> _WHAT THE TASK REQUIRES_
Wherever a line holds the word "code", copy that line out.

> _SUPPLIED INFORMATION_
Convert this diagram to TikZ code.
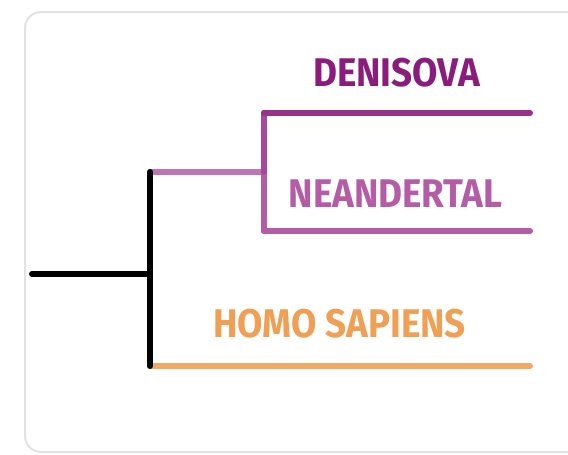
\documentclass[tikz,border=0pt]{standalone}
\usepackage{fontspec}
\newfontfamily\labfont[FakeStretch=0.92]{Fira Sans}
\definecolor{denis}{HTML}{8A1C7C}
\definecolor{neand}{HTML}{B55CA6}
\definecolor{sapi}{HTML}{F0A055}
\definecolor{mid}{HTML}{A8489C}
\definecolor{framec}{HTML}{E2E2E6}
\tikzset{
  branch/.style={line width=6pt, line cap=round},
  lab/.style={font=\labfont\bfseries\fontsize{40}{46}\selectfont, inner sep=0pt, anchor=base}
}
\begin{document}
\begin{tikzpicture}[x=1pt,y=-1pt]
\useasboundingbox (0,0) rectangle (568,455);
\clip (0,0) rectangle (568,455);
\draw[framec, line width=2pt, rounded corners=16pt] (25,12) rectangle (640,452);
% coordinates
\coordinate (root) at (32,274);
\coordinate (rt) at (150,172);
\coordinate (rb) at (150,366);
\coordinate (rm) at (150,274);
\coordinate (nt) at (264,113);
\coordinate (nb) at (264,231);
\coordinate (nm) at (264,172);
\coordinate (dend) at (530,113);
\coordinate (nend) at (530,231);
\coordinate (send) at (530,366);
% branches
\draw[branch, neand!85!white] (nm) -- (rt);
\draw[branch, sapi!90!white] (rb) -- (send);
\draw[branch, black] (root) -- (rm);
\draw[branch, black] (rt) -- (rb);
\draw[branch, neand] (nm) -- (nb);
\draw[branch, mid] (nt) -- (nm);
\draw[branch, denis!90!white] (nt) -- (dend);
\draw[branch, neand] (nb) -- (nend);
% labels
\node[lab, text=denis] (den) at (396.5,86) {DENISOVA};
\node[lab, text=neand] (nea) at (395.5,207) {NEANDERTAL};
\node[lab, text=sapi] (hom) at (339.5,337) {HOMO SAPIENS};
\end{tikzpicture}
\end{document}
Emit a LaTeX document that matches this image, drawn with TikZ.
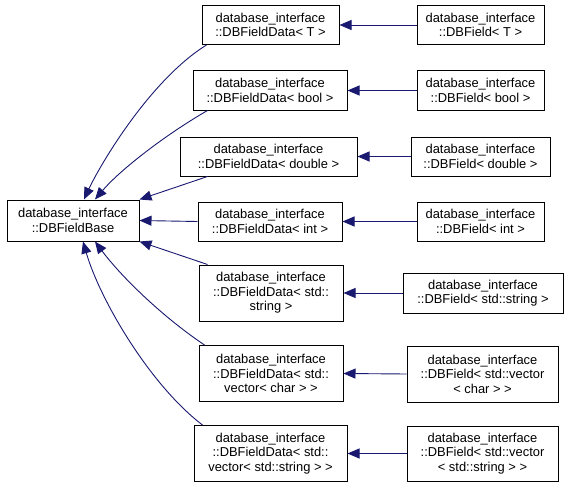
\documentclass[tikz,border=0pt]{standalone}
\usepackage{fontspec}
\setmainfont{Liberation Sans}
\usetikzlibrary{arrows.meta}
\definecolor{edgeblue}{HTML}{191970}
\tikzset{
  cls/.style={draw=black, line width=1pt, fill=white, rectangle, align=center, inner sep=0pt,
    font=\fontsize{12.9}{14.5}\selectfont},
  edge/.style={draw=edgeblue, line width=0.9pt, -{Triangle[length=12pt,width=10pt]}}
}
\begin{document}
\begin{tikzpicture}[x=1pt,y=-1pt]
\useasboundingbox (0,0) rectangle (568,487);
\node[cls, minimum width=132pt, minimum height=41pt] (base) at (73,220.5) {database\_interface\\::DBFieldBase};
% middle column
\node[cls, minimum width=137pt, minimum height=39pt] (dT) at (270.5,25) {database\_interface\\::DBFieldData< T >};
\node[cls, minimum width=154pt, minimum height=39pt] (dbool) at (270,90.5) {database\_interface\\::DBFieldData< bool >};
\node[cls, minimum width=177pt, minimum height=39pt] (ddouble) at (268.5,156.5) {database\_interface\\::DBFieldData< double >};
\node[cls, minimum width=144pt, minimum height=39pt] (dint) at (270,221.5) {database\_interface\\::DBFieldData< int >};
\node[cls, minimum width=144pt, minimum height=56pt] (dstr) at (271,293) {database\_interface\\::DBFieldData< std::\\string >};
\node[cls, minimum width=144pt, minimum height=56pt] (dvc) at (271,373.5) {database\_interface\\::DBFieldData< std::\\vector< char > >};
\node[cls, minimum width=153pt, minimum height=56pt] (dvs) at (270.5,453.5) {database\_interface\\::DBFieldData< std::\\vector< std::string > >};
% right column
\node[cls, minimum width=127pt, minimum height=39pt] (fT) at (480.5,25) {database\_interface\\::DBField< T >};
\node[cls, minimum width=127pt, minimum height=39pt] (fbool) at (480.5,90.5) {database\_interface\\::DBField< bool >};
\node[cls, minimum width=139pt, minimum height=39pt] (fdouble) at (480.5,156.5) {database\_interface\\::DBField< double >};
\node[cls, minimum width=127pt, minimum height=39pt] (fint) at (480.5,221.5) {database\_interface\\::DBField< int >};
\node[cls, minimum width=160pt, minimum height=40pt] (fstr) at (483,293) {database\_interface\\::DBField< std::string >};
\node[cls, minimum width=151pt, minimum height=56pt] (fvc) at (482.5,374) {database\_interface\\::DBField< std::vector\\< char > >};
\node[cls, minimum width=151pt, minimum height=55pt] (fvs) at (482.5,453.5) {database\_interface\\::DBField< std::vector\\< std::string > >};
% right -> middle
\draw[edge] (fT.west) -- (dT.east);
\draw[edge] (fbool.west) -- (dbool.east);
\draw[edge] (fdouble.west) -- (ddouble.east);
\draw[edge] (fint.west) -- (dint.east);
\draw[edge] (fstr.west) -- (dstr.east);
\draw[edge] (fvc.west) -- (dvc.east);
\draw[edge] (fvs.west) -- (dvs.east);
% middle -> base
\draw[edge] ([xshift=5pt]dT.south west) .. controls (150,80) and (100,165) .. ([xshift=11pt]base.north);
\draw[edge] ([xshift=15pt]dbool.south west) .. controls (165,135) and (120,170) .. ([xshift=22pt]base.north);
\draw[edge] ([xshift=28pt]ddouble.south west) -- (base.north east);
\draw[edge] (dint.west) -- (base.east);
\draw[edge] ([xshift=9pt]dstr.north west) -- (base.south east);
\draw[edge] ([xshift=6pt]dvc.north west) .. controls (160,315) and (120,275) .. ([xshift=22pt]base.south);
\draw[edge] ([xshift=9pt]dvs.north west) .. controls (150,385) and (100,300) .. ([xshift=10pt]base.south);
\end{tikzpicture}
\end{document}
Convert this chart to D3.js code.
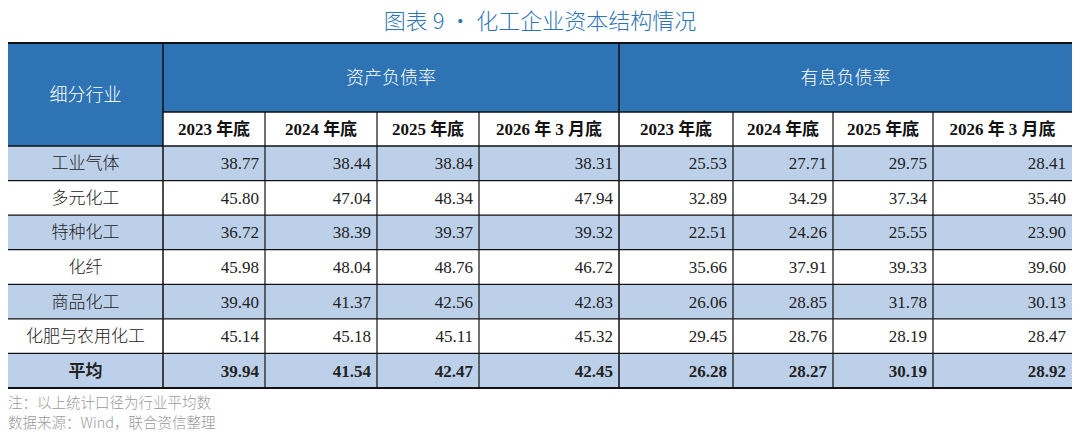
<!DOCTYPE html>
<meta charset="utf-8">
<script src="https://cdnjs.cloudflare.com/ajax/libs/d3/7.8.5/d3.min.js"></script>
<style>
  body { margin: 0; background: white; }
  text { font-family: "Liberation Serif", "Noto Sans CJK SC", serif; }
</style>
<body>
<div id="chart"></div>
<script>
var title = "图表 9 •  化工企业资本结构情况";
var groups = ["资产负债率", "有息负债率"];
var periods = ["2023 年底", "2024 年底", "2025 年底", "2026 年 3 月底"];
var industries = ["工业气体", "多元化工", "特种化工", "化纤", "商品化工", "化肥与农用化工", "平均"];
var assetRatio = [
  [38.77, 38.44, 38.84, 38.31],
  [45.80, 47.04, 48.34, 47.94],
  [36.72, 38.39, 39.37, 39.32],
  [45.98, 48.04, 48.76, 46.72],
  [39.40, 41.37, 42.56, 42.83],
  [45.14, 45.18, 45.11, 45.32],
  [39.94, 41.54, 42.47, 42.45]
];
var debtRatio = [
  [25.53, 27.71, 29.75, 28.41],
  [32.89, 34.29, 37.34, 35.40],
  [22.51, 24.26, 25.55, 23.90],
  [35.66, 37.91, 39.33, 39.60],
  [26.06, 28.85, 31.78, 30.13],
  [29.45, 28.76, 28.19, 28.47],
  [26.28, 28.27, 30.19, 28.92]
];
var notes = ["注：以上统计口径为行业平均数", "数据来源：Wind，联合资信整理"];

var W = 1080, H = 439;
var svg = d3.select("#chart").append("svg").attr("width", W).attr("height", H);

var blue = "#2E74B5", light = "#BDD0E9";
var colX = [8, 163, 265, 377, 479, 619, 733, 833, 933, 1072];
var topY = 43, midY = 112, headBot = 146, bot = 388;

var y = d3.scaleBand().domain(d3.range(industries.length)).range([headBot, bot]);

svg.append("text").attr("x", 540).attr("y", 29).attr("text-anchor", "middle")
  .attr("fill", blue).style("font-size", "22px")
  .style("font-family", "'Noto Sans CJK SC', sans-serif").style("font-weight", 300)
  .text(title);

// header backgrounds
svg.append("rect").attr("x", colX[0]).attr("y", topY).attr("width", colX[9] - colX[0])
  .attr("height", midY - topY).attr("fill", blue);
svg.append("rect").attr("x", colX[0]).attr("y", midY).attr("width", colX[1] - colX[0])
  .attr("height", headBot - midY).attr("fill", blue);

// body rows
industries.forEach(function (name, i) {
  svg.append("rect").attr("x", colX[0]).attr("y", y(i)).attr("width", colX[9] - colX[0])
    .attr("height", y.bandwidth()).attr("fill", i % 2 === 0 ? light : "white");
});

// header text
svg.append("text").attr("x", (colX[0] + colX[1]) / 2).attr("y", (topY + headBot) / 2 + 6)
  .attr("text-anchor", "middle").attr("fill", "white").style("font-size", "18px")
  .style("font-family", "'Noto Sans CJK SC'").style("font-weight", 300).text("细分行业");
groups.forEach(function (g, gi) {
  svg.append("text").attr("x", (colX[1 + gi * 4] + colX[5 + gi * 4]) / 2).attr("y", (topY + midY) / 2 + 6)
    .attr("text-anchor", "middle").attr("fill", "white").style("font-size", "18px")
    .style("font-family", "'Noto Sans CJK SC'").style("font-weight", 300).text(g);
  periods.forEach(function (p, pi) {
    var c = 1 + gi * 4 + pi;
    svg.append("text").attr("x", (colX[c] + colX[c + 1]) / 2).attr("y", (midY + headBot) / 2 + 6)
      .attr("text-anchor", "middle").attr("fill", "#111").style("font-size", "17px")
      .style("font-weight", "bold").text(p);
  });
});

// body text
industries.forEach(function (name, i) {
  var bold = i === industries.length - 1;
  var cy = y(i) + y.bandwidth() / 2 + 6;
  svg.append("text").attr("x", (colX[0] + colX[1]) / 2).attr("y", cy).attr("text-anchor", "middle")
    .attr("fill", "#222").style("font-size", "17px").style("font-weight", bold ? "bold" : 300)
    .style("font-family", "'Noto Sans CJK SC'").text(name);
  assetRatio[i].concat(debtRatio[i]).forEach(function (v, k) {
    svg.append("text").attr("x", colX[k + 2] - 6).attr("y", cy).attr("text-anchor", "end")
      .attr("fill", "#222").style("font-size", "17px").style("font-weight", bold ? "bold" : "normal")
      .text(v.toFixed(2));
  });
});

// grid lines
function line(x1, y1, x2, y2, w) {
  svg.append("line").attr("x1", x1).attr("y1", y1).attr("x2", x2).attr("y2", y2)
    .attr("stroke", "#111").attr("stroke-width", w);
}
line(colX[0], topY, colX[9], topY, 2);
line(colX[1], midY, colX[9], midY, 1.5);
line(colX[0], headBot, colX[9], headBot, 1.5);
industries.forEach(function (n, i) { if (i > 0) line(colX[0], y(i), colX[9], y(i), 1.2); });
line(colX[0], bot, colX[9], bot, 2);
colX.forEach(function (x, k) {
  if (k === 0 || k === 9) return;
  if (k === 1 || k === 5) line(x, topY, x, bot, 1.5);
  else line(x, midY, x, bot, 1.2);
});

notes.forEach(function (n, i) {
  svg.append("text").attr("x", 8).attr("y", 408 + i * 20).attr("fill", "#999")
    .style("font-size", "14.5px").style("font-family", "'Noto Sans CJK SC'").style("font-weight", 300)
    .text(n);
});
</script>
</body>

> _RESULT_
Convert this diagram to TikZ code.
Convert this chart to D3.js code.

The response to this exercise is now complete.